Libby Seed schools in a field, cold-showers with a bucket before driving to work in hospitals, and prepares for Badminton in her spare time. Martha Terry finds out how she does it

Libby Seed

THEY may call her Angel, but Heartbreaker Star Quality was not a match made in heaven for Libby Seed in the early days. Libby was handed the mare as a sales livery when the mare was a six-year-old, and "didn't get on with her at all".

"I used to ride for Carolyn Bates, eventing her stallion Philanderer," says Libby, 26. "I would have seen Angel in the field as a youngster, but I never picked her out. Carolyn had her sold as a six-year-old, but the day she was due to leave, she cut her eye in the stable and got a virus. They thought she might go blind. So Carolyn sent her to me to sell."

” The eye duly resolved, although it’s now a different colour and slightly cloudy, but that wasn’t Libby’s main issue with Angel.

“She used to run out at all the showjumps, walk was not an option ever, and she squealed and screeched constantly,” Libby says. “She jumped like a showjumper, so my parents said we should buy her.

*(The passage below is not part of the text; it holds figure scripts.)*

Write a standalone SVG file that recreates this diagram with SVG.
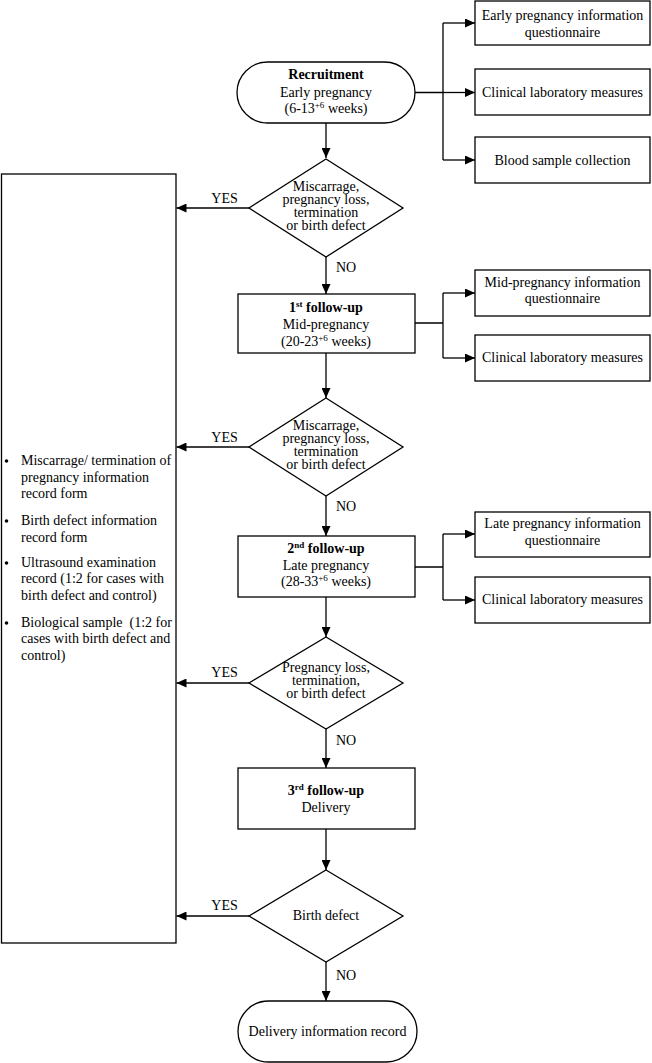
<svg xmlns="http://www.w3.org/2000/svg" width="652" height="1063" viewBox="0 0 652 1063">
<style>
text{font-family:"Liberation Serif","Times New Roman",serif;font-size:14px;fill:#000}
.c{text-anchor:middle}
.b{font-weight:bold}
.shape{fill:#fff;stroke:#000;stroke-width:1.3}
.ln{fill:none;stroke:#000;stroke-width:1.3}
.arr{marker-end:url(#ah)}
</style>
<defs>
<marker id="ah" markerUnits="userSpaceOnUse" markerWidth="10" markerHeight="9" refX="10" refY="4.5" orient="auto">
<path d="M0,0 L10,4.5 L0,9 z" fill="#000"/>
</marker>
</defs>
<rect width="652" height="1063" fill="#fff"/>

<g id="connectors">
<path class="ln arr" d="M326,123 V158"/>
<path class="ln" d="M415,92.5 H443 M443,23 V160"/>
<path class="ln arr" d="M443,23 H475"/>
<path class="ln arr" d="M443,92.5 H475"/>
<path class="ln arr" d="M443,160 H475"/>
<path class="ln arr" d="M249,208 H176.5"/>
<path class="ln arr" d="M326,257 V294"/>
<path class="ln" d="M415,323 H443 M443,293 V358"/>
<path class="ln arr" d="M443,293 H475"/>
<path class="ln arr" d="M443,358 H475"/>
<path class="ln arr" d="M326,353 V398"/>
<path class="ln arr" d="M249,447 H176.5"/>
<path class="ln arr" d="M326,496 V536"/>
<path class="ln" d="M415,567 H443 M443,534 V600"/>
<path class="ln arr" d="M443,534 H475"/>
<path class="ln arr" d="M443,600 H475"/>
<path class="ln arr" d="M326,597 V637"/>
<path class="ln arr" d="M249,683 H176.5"/>
<path class="ln arr" d="M326,729 V768"/>
<path class="ln arr" d="M326,829 V870"/>
<path class="ln arr" d="M249,916 H176.5"/>
<path class="ln arr" d="M326,962 V1001"/>
<text x="224.5" y="203" class="c">YES</text>
<text x="224.5" y="442" class="c">YES</text>
<text x="224.5" y="677" class="c">YES</text>
<text x="224.5" y="910" class="c">YES</text>
<text x="336" y="272">NO</text>
<text x="336" y="511">NO</text>
<text x="336" y="745">NO</text>
<text x="336" y="980">NO</text>
</g>

<g id="recruitment">
<rect class="shape" x="237" y="62" width="178" height="61" rx="30.5" ry="30.5"/>
<text x="326" y="79" class="c b">Recruitment</text>
<text x="326" y="97" class="c">Early pregnancy</text>
<text x="326" y="113" class="c">(6-13<tspan font-size="9" dy="-5">+6</tspan><tspan dy="5"> weeks)</tspan></text>
</g>

<g id="early-questionnaire">
<rect class="shape" x="475" y="1" width="175" height="44"/>
<text x="562.5" y="20" class="c">Early pregnancy information</text>
<text x="562.5" y="37" class="c">questionnaire</text>
</g>
<g id="early-clinical">
<rect class="shape" x="475" y="69" width="175" height="46"/>
<text x="562.5" y="97" class="c">Clinical laboratory measures</text>
</g>
<g id="blood-sample">
<rect class="shape" x="475" y="137" width="175" height="46"/>
<text x="562.5" y="165" class="c">Blood sample collection</text>
</g>

<g id="decision1">
<polygon class="shape" points="326,159 403,208 326,257 249,208"/>
<text x="326" y="191" class="c">Miscarrage,</text>
<text x="326" y="204" class="c">pregnancy loss,</text>
<text x="326" y="217" class="c">termination</text>
<text x="326" y="230" class="c">or birth defect</text>
</g>

<g id="outcome-records">
<rect class="shape" x="1.5" y="174" width="174.5" height="769"/>
<circle cx="6.5" cy="461" r="1.8"/>
<text x="21" y="465">Miscarrage/ termination of</text>
<text x="21" y="482">pregnancy information</text>
<text x="21" y="498">record form</text>
<circle cx="6.5" cy="521" r="1.8"/>
<text x="21" y="525">Birth defect information</text>
<text x="21" y="542">record form</text>
<circle cx="6.5" cy="563" r="1.8"/>
<text x="21" y="567">Ultrasound examination</text>
<text x="21" y="583">record (1:2 for cases with</text>
<text x="21" y="600">birth defect and control)</text>
<circle cx="6.5" cy="623" r="1.8"/>
<text x="21" y="627" xml:space="preserve">Biological sample  (1:2 for</text>
<text x="21" y="643">cases with birth defect and</text>
<text x="21" y="660">control)</text>
</g>

<g id="followup1">
<rect class="shape" x="238" y="294" width="177" height="59"/>
<text x="326" y="312" class="c b">1<tspan font-size="9" dy="-5">st</tspan><tspan dy="5"> follow-up</tspan></text>
<text x="326" y="329" class="c">Mid-pregnancy</text>
<text x="326" y="346" class="c">(20-23<tspan font-size="9" dy="-5">+6</tspan><tspan dy="5"> weeks)</tspan></text>
</g>
<g id="mid-questionnaire">
<rect class="shape" x="475" y="270" width="175" height="46"/>
<text x="562.5" y="287" class="c">Mid-pregnancy information</text>
<text x="562.5" y="303" class="c">questionnaire</text>
</g>
<g id="mid-clinical">
<rect class="shape" x="475" y="335" width="175" height="46"/>
<text x="562.5" y="362" class="c">Clinical laboratory measures</text>
</g>

<g id="decision2">
<polygon class="shape" points="326,398 403,447 326,496 249,447"/>
<text x="326" y="430" class="c">Miscarrage,</text>
<text x="326" y="443" class="c">pregnancy loss,</text>
<text x="326" y="456" class="c">termination</text>
<text x="326" y="469" class="c">or birth defect</text>
</g>

<g id="followup2">
<rect class="shape" x="238" y="536" width="177" height="61"/>
<text x="326" y="553" class="c b">2<tspan font-size="9" dy="-5">nd</tspan><tspan dy="5"> follow-up</tspan></text>
<text x="326" y="570" class="c">Late pregnancy</text>
<text x="326" y="586" class="c">(28-33<tspan font-size="9" dy="-5">+6</tspan><tspan dy="5"> weeks)</tspan></text>
</g>
<g id="late-questionnaire">
<rect class="shape" x="475" y="512" width="175" height="45"/>
<text x="562.5" y="528" class="c">Late pregnancy information</text>
<text x="562.5" y="545" class="c">questionnaire</text>
</g>
<g id="late-clinical">
<rect class="shape" x="475" y="577" width="175" height="46"/>
<text x="562.5" y="604" class="c">Clinical laboratory measures</text>
</g>

<g id="decision3">
<polygon class="shape" points="326,637 403,683 326,729 249,683"/>
<text x="326" y="672" class="c">Pregnancy loss,</text>
<text x="326" y="685" class="c">termination,</text>
<text x="326" y="698" class="c">or birth defect</text>
</g>

<g id="followup3">
<rect class="shape" x="238" y="768" width="177" height="61"/>
<text x="326" y="795" class="c b">3<tspan font-size="9" dy="-5">rd</tspan><tspan dy="5"> follow-up</tspan></text>
<text x="326" y="812" class="c">Delivery</text>
</g>

<g id="decision4">
<polygon class="shape" points="326,870 403,916 326,962 249,916"/>
<text x="326" y="920" class="c">Birth defect</text>
</g>

<g id="delivery-record">
<rect class="shape" x="238" y="1001" width="179" height="61" rx="30.5" ry="30.5"/>
<text x="327.5" y="1036" class="c">Delivery information record</text>
</g>
</svg>
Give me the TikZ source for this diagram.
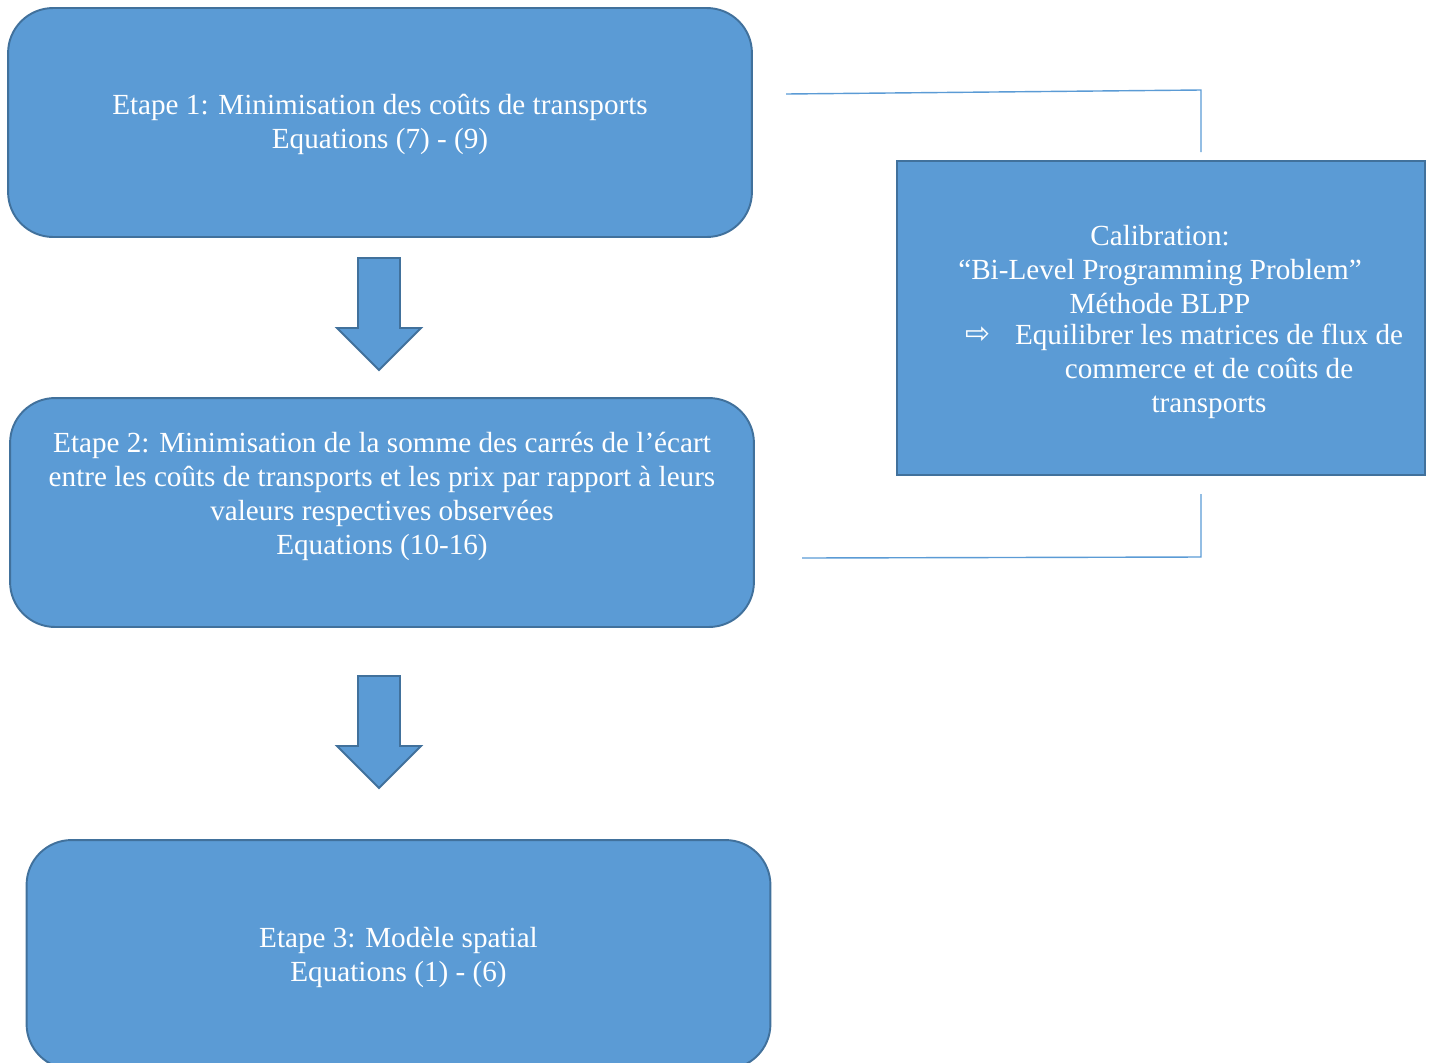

I said no way. But they ignored me and bought her anyway.

“She didn’t settle for two years. She was so squealy and had an inability to concentrate. At one novice at Larkhill she did an awful dressage, had two down showjumping and was eliminated cross-country. Jumping is easy for her, but she just didn’t get it. She was in her own world and I wasn’t part of it.”

But Libby kept chipping away at the training, and slowly Angel turned a corner.